Requirement: Nothing but the lines from the top of the data to the line holding "Arial, Helvetica, sans-serif';" should be printed, word for word and both ends included; leave the pictures out.

Given material:
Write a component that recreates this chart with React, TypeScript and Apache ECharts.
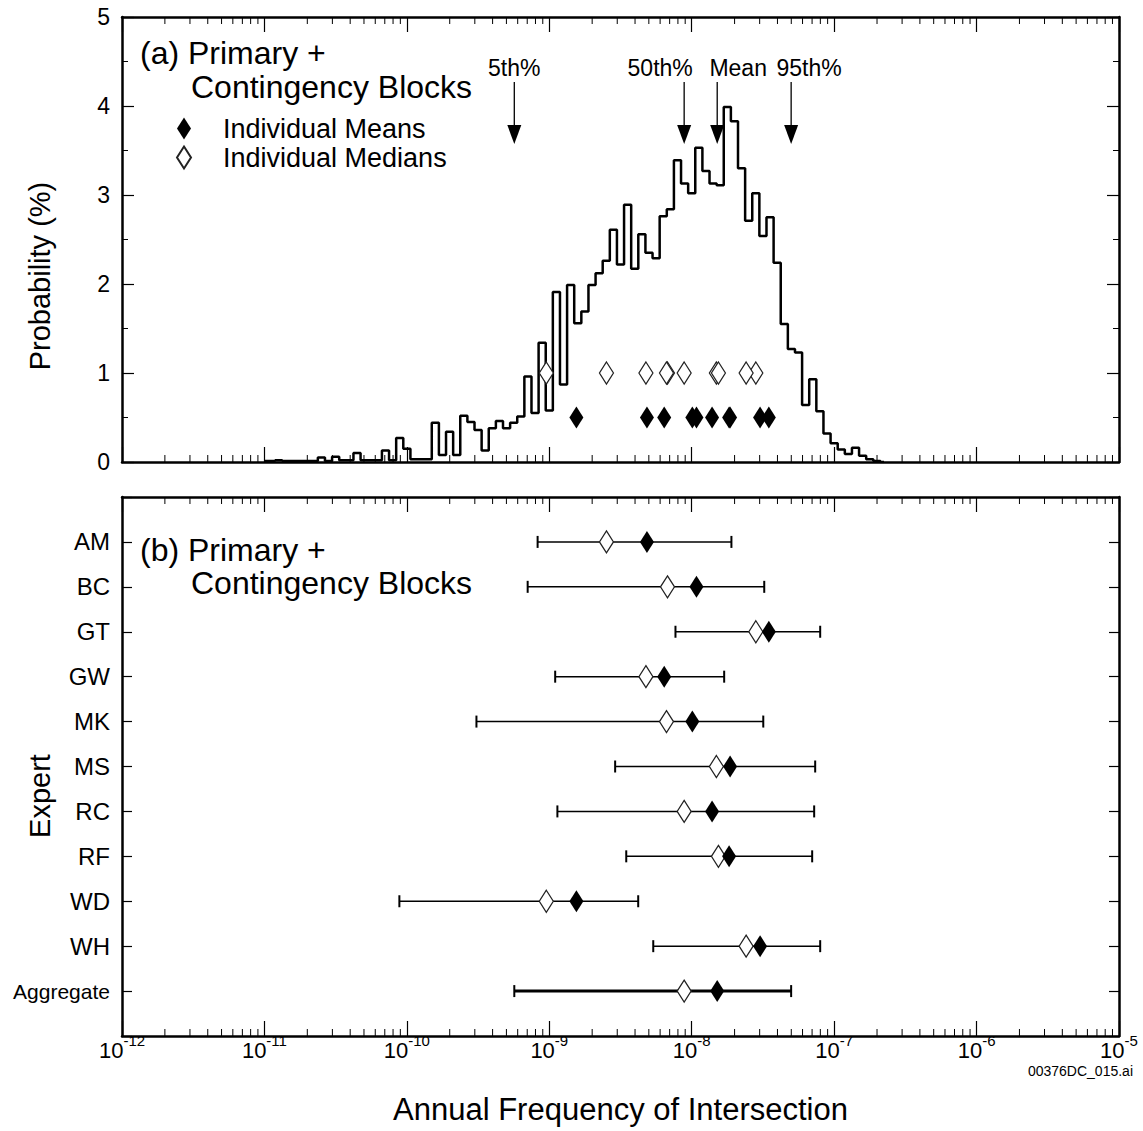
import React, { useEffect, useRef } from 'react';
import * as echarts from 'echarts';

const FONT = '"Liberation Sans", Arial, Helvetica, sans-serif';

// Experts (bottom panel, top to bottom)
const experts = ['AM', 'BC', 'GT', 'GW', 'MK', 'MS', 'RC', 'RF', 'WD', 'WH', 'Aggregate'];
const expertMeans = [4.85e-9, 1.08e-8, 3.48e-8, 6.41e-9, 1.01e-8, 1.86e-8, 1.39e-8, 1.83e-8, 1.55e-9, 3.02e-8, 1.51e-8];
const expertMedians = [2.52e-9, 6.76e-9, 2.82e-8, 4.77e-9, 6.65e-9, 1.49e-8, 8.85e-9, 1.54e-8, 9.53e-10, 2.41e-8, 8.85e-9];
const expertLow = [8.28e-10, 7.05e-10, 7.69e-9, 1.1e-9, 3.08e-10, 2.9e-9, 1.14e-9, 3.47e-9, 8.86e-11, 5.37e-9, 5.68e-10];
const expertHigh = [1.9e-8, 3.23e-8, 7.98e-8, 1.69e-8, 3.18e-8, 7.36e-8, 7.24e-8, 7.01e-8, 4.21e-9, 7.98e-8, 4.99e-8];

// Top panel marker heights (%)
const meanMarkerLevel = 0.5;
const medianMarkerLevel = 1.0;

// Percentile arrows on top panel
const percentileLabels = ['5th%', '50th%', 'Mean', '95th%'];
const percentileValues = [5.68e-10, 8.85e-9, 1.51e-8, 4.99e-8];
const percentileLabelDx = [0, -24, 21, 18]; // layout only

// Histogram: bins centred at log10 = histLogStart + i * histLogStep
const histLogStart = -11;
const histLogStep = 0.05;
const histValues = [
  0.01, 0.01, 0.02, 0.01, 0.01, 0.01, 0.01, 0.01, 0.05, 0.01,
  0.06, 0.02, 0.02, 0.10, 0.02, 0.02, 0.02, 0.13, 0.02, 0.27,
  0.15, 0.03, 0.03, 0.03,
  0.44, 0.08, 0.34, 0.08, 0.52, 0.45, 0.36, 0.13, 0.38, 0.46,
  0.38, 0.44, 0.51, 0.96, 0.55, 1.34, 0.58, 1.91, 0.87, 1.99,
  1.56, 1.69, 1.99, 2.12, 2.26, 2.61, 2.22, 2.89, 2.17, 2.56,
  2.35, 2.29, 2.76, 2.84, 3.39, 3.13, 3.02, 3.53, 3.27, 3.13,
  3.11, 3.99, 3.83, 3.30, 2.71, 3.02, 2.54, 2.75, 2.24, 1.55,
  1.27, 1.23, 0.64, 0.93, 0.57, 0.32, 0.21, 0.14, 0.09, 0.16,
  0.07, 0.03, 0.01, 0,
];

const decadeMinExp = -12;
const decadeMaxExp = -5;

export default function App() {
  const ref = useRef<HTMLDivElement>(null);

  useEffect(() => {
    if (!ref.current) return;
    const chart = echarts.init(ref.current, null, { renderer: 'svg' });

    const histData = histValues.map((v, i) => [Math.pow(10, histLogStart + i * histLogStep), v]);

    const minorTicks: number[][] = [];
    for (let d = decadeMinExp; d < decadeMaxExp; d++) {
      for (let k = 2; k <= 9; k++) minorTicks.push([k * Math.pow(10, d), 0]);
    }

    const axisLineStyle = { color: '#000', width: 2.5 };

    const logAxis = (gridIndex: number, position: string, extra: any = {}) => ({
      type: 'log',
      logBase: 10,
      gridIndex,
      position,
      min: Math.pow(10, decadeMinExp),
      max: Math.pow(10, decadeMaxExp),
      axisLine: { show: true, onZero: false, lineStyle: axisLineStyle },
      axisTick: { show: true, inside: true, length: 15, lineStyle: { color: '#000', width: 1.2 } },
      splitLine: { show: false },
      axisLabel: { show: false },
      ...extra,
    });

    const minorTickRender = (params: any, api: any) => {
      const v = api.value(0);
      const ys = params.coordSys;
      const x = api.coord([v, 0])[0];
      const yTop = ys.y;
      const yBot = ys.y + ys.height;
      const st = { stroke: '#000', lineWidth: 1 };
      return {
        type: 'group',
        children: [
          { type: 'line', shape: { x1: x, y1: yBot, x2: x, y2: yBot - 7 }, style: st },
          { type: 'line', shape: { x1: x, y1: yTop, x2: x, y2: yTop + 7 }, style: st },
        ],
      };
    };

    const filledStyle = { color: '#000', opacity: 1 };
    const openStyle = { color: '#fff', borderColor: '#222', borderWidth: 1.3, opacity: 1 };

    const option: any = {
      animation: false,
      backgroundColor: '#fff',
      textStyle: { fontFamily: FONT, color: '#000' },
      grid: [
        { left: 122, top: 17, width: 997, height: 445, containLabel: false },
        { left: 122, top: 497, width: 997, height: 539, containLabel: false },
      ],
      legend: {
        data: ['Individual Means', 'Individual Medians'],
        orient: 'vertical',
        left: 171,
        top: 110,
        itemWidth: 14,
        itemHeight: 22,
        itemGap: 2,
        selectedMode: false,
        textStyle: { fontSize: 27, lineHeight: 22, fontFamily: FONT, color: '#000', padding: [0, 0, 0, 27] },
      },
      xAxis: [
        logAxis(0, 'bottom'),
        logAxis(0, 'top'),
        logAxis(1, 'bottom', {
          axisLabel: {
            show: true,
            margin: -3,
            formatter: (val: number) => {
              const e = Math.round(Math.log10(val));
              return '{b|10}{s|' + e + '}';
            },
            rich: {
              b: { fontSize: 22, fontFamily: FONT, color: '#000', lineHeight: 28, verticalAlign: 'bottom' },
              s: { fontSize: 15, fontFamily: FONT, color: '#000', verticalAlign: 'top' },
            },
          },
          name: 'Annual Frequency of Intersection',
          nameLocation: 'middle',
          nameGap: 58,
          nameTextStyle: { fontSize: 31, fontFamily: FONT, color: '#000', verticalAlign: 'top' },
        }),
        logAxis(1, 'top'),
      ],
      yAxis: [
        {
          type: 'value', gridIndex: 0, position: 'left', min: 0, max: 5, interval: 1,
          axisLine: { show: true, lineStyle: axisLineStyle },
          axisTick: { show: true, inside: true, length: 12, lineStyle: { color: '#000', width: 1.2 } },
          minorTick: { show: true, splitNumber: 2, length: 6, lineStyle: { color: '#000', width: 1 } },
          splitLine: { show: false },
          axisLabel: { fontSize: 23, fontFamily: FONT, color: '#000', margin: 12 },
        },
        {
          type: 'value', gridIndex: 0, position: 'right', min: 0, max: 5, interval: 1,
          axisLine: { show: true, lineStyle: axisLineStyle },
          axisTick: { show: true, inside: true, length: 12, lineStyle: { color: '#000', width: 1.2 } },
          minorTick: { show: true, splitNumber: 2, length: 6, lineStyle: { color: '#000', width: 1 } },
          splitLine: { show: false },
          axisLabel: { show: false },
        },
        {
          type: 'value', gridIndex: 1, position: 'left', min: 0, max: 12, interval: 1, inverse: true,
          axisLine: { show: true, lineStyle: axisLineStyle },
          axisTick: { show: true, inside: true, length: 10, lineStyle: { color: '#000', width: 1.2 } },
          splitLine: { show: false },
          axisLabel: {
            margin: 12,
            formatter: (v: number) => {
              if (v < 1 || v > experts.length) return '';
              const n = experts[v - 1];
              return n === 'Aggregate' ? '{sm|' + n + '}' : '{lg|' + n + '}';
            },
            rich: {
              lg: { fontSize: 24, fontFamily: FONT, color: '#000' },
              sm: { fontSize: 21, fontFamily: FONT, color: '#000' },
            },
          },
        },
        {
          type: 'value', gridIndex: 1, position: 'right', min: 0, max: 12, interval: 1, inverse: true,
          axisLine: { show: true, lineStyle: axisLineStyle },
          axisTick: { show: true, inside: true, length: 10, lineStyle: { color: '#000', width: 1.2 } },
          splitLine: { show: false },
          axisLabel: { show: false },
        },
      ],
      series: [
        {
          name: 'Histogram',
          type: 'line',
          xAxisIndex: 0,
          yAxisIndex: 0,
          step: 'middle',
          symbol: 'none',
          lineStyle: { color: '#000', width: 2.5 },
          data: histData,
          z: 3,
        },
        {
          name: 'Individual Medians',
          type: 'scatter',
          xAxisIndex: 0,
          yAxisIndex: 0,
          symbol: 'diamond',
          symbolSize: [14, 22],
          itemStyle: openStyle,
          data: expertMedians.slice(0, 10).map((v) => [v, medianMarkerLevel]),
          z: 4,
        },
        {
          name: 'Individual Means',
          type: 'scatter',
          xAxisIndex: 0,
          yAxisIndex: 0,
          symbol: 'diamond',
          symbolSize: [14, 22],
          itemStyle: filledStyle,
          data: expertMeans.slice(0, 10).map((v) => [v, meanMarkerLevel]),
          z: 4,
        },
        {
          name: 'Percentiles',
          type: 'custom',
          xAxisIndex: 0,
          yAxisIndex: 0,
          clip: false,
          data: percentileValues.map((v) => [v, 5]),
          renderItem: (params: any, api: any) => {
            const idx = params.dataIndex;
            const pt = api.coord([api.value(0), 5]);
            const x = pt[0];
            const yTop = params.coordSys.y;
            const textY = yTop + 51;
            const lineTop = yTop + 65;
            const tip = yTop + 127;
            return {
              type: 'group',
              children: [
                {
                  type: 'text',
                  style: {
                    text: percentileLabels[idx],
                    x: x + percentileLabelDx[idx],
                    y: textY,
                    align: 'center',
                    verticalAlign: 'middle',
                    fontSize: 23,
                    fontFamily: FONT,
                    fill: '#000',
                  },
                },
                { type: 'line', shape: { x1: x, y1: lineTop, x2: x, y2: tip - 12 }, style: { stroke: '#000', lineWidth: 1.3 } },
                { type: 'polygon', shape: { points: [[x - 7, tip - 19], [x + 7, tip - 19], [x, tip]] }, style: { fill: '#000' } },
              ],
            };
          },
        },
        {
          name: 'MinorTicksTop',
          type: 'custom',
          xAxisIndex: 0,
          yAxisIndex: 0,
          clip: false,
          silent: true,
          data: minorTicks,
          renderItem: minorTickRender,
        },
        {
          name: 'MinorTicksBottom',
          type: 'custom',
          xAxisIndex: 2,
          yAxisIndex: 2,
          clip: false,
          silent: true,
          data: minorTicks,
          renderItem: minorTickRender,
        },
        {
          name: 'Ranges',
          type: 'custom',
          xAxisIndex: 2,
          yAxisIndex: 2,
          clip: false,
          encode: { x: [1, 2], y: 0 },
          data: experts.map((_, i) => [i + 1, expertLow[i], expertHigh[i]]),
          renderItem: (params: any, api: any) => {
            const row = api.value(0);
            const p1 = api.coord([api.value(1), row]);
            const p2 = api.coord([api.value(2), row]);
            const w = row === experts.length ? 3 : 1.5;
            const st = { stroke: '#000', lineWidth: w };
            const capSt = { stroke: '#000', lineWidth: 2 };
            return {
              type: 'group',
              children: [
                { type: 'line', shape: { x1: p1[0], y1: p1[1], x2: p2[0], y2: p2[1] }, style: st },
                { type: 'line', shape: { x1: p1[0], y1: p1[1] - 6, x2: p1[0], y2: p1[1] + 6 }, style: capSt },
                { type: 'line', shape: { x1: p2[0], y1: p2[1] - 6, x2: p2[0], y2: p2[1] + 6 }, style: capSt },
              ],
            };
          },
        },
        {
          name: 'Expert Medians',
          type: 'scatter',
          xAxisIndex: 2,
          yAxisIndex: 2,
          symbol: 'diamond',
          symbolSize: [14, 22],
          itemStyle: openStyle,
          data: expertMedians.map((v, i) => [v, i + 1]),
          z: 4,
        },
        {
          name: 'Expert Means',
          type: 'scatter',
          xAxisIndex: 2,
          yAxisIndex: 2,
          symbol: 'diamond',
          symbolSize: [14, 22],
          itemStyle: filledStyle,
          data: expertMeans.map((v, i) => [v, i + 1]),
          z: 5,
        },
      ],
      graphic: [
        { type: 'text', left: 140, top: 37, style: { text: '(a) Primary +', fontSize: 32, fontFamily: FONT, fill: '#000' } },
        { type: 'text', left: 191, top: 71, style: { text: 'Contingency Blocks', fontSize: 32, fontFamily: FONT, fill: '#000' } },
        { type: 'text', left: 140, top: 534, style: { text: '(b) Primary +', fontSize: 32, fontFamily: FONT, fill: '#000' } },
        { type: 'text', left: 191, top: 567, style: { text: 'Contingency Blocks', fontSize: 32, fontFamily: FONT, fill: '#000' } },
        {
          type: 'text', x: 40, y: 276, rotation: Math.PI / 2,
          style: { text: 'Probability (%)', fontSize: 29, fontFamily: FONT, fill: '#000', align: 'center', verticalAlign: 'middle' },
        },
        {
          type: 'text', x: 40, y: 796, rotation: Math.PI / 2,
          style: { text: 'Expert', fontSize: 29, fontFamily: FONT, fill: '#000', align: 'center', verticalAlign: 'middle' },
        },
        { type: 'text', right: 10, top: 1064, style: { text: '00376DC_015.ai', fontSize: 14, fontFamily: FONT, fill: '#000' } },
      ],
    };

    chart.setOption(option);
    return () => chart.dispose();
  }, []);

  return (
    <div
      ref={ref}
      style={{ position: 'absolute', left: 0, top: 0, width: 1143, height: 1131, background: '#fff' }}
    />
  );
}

Answer to this problem:
Write a component that recreates this chart with React, TypeScript and Apache ECharts.
import React, { useEffect, useRef } from 'react';
import * as echarts from 'echarts';

const FONT = '"Liberation Sans", Arial, Helvetica, sans-serif';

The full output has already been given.